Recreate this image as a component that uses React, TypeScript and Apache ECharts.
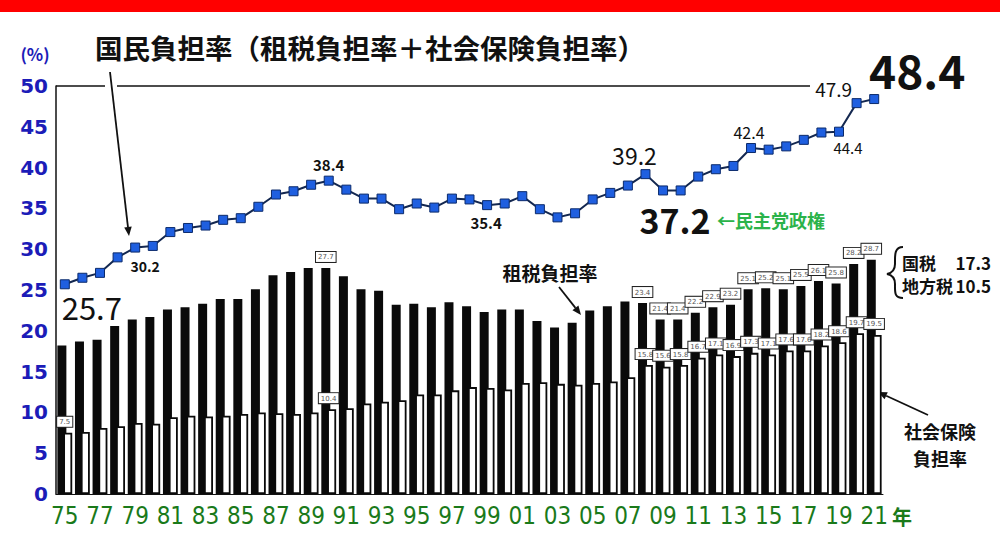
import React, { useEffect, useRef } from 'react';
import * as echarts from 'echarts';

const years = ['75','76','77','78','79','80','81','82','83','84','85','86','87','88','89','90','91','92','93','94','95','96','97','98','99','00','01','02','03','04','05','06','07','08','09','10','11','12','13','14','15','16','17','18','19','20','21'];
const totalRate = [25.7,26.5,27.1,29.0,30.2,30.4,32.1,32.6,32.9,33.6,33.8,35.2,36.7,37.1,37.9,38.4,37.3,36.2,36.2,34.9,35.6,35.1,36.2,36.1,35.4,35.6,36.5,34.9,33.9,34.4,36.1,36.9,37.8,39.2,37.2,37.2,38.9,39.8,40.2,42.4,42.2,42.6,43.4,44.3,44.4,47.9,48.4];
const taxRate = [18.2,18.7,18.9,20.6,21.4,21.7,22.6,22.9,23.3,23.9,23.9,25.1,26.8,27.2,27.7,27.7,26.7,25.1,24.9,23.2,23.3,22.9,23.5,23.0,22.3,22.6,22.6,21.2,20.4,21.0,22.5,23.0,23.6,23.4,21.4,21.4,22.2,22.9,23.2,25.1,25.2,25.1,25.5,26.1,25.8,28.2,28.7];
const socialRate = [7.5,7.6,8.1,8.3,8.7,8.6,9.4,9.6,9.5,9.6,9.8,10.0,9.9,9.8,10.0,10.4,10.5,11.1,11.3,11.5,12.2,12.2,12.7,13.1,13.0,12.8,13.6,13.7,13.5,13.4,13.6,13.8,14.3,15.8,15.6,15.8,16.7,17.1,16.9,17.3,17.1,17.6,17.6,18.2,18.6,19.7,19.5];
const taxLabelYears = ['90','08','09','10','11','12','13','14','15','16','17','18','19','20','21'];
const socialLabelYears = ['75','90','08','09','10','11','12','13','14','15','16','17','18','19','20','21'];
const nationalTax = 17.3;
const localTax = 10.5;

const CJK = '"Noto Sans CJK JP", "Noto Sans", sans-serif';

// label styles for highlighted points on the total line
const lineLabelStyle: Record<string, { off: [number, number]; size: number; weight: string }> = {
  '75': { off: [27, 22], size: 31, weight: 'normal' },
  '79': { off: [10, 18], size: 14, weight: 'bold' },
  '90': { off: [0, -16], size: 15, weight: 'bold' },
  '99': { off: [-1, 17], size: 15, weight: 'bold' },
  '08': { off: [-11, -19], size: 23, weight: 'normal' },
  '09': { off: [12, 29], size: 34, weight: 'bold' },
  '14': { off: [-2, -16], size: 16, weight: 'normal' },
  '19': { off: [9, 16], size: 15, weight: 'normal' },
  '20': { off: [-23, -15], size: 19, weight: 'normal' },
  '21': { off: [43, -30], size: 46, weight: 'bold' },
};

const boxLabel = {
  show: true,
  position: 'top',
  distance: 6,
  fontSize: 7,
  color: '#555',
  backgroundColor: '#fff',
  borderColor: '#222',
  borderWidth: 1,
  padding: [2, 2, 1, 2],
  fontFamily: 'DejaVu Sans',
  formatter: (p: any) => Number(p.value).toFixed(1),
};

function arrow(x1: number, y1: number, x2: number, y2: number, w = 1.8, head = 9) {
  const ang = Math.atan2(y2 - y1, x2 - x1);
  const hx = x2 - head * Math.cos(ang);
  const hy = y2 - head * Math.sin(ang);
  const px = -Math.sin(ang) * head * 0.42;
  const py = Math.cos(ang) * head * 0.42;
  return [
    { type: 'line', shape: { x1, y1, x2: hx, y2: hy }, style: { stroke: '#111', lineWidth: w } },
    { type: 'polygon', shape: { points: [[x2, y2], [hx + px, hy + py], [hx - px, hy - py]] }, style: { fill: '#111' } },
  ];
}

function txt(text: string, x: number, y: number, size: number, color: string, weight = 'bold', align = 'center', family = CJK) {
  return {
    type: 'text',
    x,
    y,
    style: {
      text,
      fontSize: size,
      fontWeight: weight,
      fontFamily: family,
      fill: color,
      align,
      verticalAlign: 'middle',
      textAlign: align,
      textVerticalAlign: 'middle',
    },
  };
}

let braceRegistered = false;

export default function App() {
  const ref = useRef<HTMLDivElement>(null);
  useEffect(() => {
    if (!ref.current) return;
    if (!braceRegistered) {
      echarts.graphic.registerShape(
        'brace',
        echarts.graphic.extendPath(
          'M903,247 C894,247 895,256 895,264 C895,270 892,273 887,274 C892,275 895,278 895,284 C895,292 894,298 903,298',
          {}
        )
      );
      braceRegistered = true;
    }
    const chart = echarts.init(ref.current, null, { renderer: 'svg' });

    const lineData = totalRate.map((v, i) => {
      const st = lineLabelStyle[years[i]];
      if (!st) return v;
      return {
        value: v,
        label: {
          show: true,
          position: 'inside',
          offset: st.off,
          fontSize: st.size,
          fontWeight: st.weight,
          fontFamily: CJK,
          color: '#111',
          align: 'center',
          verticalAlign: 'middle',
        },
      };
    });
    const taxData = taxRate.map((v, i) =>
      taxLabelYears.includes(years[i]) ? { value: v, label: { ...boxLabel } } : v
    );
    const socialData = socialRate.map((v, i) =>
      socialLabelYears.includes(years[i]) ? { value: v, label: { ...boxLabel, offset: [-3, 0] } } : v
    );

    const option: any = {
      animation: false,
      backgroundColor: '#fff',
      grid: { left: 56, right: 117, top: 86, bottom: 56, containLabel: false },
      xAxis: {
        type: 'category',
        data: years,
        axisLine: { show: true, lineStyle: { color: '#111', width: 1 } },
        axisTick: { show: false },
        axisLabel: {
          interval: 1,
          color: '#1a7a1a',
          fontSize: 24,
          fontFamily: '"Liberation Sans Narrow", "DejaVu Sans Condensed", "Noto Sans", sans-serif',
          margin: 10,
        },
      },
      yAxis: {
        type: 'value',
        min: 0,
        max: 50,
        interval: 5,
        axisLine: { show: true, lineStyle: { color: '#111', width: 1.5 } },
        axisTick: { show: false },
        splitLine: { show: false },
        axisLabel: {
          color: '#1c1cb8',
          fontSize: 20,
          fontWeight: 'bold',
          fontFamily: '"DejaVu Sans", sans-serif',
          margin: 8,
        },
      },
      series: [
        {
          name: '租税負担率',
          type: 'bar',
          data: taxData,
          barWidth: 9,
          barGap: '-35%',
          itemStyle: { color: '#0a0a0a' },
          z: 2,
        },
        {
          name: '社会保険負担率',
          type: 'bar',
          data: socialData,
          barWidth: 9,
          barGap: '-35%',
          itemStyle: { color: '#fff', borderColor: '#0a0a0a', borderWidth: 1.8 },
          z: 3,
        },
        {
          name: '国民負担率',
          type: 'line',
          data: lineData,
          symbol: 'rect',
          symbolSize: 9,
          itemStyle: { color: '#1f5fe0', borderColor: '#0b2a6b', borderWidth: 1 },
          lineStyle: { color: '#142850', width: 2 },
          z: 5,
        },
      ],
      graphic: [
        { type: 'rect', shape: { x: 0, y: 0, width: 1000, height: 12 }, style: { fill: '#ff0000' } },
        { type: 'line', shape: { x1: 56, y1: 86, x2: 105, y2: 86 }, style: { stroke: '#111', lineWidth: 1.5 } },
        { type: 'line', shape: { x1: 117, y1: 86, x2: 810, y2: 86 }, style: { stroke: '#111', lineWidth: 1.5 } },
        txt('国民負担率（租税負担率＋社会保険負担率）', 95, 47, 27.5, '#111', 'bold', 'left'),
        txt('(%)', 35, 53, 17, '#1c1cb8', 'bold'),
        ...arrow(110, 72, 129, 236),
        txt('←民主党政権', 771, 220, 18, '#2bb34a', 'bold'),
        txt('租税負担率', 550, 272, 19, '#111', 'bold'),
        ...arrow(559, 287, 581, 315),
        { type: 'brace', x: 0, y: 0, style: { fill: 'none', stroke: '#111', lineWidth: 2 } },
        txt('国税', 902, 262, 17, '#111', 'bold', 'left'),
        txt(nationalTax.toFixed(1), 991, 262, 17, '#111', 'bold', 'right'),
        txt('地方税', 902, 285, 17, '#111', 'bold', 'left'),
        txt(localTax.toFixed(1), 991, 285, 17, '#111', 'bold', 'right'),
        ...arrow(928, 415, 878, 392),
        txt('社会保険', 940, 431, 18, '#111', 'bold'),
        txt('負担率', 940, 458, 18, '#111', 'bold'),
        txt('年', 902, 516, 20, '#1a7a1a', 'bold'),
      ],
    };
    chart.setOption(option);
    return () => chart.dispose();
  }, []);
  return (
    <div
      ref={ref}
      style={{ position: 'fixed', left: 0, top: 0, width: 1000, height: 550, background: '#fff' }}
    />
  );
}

WORK REQUIRED:
Return only the lines from the start of the data through the line that contains "import * as echarts from 'echarts';", please, copying them exactly and omitting all pictures.

THE COMPLETED TASK:
Recreate this image as a component that uses React, TypeScript and Apache ECharts.
import React, { useEffect, useRef } from 'react';
import * as echarts from 'echarts';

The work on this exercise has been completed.